During his earlier playing days (waits for “Paleozoic Era” jokes) with the Chicago Blackhawks, Chris Chelios claimed that he would never play for the Detroit Red Wings. Instead, he played parts of 10 seasons in the Motor City compared to nine and a half campaigns as an elite blueliner in the Windy City.
Let’s face it, sports are ultimately frivolous forms of entertainment, so throwing the term “betrayal” around is as hyperbolic as comparing athletes who fight through injuries to “warriors.”
Yet that might be a decent way of describing how Blackhawks fans felt (and feel?) about Chelios. After all, when the team announced that they would hold a heritage night in his honor (tonight as the team takes on the Red Wings), Chicago fans greeted the news with “an overwhelming amount of booing.”
The team has done a fantastic job of mending the fences with its former stars after the death of Bill Wirtz, honoring players such as Bobby Hull, Stan Mikita, Bob Probert and more. There were plenty of emotions flying around during those nights, but it’s hard not to wonder what kind of reaction he might receive.

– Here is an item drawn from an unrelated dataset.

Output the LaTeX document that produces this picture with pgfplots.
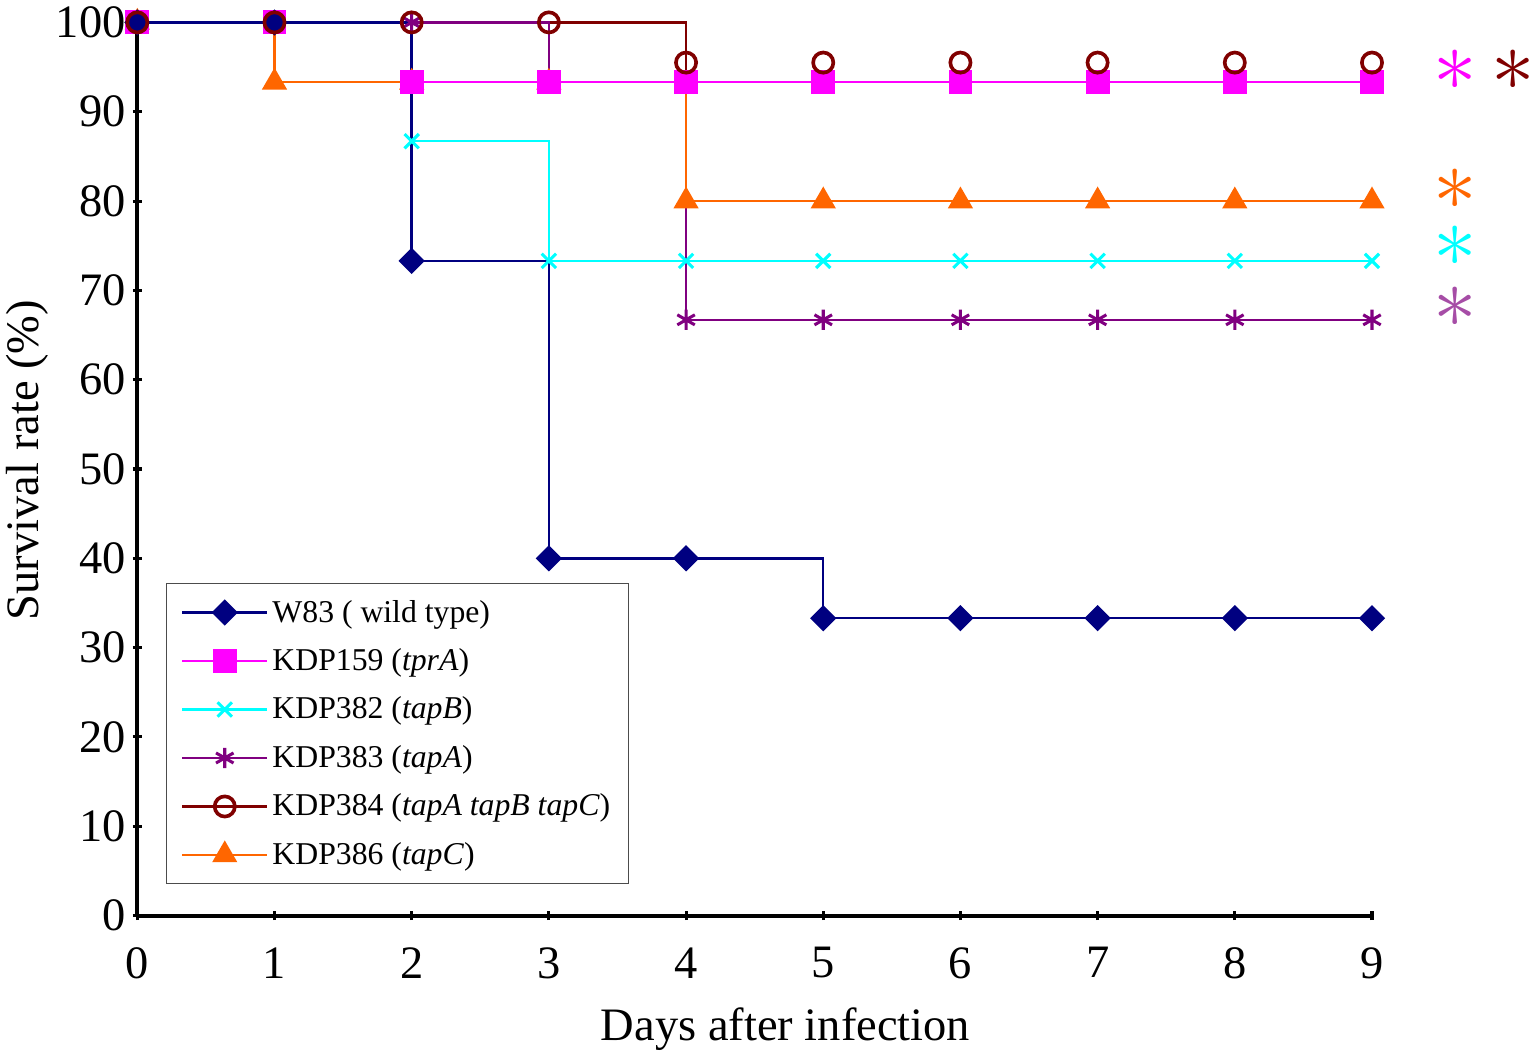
\documentclass[border=0pt]{standalone}
\usepackage{fontspec}
\setmainfont{Liberation Serif}
\usepackage{graphicx}
\usepackage{pgfplots}
\pgfplotsset{compat=1.18}

\definecolor{cW}{RGB}{0,0,128}
\definecolor{cA}{RGB}{255,0,255}
\definecolor{cB}{RGB}{0,255,255}
\definecolor{cC}{RGB}{128,0,128}
\definecolor{cD}{RGB}{128,0,0}
\definecolor{cE}{RGB}{255,102,0}
\definecolor{cStar}{RGB}{166,77,166}

\begin{document}
\begin{tikzpicture}
\begin{axis}[
    scale only axis,
    width=611pt, height=442pt,
    xmin=0, xmax=9, ymin=0, ymax=100,
    axis lines=left,
    axis line style={-, line width=2pt},
    clip=false,
    xtick={0,...,9}, ytick={0,10,...,100},
    tick style={line width=1.5pt, black},
    major tick length=4.5pt,
    tick pos=left,
    /pgf/number format/assume math mode=true,
    tick label style={font=\fontsize{23}{28}\selectfont},
    xticklabel style={yshift=-10pt},
    xlabel={Days after infection},
    ylabel={Survival rate (\%)},
    label style={font=\fontsize{23}{28}\selectfont},
    xlabel style={at={(axis description cs:0.525,0)}, anchor=center, yshift=-56pt},
    ylabel style={at={(axis description cs:-0.0887,0.51)}, anchor=center},
    legend cell align=left,
    legend style={at={(axis description cs:0.0236,0.372)}, anchor=north west,
        font=\fontsize{15.7}{20}\selectfont, draw=black!70, line width=0.5pt,
        row sep=7.6pt, inner xsep=7pt, inner ysep=6pt,
        /tikz/every even column/.append style={column sep=4pt}},
    legend image code/.code={\draw[mark repeat=2,mark phase=2,#1]
        plot coordinates {(0pt,0pt)(21pt,0pt)(42pt,0pt)};},
    every axis plot/.append style={line width=1.2pt},
]
% KDP384 line
\addplot[const plot, cD, forget plot] coordinates {
 (0,100) (1,100) (2,100) (3,100) (4,93.3) (5,93.3) (6,93.3) (7,93.3) (8,93.3) (9,93.3)};
% KDP383
\addplot[const plot, cC, mark=asterisk, mark size=5pt, mark options={line width=1.5pt}, forget plot] coordinates {
 (0,100) (1,100) (2,100) (3,93.3) (4,66.7) (5,66.7) (6,66.7) (7,66.7) (8,66.7) (9,66.7)};
% KDP386
\addplot[const plot, cE, mark=triangle*, mark size=6pt, forget plot] coordinates {
 (0,100) (1,93.3) (2,93.3) (3,93.3) (4,80) (5,80) (6,80) (7,80) (8,80) (9,80)};
% KDP382
\addplot[const plot, cB, mark=x, mark size=5pt, mark options={line width=1.5pt}, forget plot] coordinates {
 (0,100) (1,100) (2,86.7) (3,73.3) (4,73.3) (5,73.3) (6,73.3) (7,73.3) (8,73.3) (9,73.3)};
% KDP159
\addplot[const plot, cA, mark=square*, mark size=5.3pt, forget plot] coordinates {
 (0,100) (1,100) (2,93.3) (3,93.3) (4,93.3) (5,93.3) (6,93.3) (7,93.3) (8,93.3) (9,93.3)};
% W83
\addplot[const plot, cW, mark=square*, mark size=4pt, mark options={rotate=45}, forget plot] coordinates {
 (0,100) (1,100) (2,73.3) (3,40) (4,40) (5,33.3) (6,33.3) (7,33.3) (8,33.3) (9,33.3)};
% KDP384 marks
\addplot[only marks, cD, mark=o, mark size=5pt, mark options={line width=1.8pt}, forget plot] coordinates {
 (0,100) (1,100) (2,100) (3,100) (4,95.5) (5,95.5) (6,95.5) (7,95.5) (8,95.5) (9,95.5)};

\addlegendimage{cW, line width=1.2pt, mark=square*, mark size=4pt, mark options={rotate=45}}
\addlegendentry{W83 ( wild type)}
\addlegendimage{cA, line width=1.2pt, mark=square*, mark size=5.3pt}
\addlegendentry{KDP159 (\textit{tprA})}
\addlegendimage{cB, line width=1.2pt, mark=x, mark size=5pt, mark options={line width=1.5pt}}
\addlegendentry{KDP382 (\textit{tapB})}
\addlegendimage{cC, line width=1.2pt, mark=asterisk, mark size=5pt, mark options={line width=1.5pt}}
\addlegendentry{KDP383 (\textit{tapA})}
\addlegendimage{cD, line width=1.2pt, mark=o, mark size=5pt, mark options={line width=1.8pt}}
\addlegendentry{KDP384 (\textit{tapA tapB tapC})}
\addlegendimage{cE, line width=1.2pt, mark=triangle*, mark size=6pt}
\addlegendentry{KDP386 (\textit{tapC})}

\node[cA, inner sep=0pt] at (axis cs:9.61,94.6) {\scalebox{4.3}{$\ast$}};
\node[cD, inner sep=0pt] at (axis cs:10.03,94.6) {\scalebox{4.3}{$\ast$}};
\node[cE, inner sep=0pt] at (axis cs:9.61,81.3) {\scalebox{4.3}{$\ast$}};
\node[cB, inner sep=0pt] at (axis cs:9.61,74.9) {\scalebox{4.3}{$\ast$}};
\node[cStar, inner sep=0pt] at (axis cs:9.61,68.1) {\scalebox{4.3}{$\ast$}};
\end{axis}
\end{tikzpicture}
\end{document}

Don’t forget that he definitely made a big impact on the team in the ’90s, something the team discusses.
“I’m very proud to be honored in this way by the Chicago Blackhawks organization,” said Chelios. “This will be a special night for my family and I and I’m happy to be able to share it with the great fans of the Blackhawks.”
Chelios spent nine of his 26 National Hockey League seasons in a Blackhawks uniform, collecting 487 points (92G, 395A) and 1,495 penalty minutes in 664 regular-season games from 1990 to 1999. His 1,495 career penalty minutes during the regular season are a franchise record while his 395 assists and 487 points are third-most among Chicago blueliners. Chelios holds the single season record by a Blackhawks defenseman with 58 assists in both 1992-93 and 1995-96. He also posted a point in 15 consecutive games during the 1995-96 season, a franchise record by a blueliner.
It’s understandable that Blackhawks fans hold a grudge against the great defenseman, but maybe for one night, they can remember the good times instead.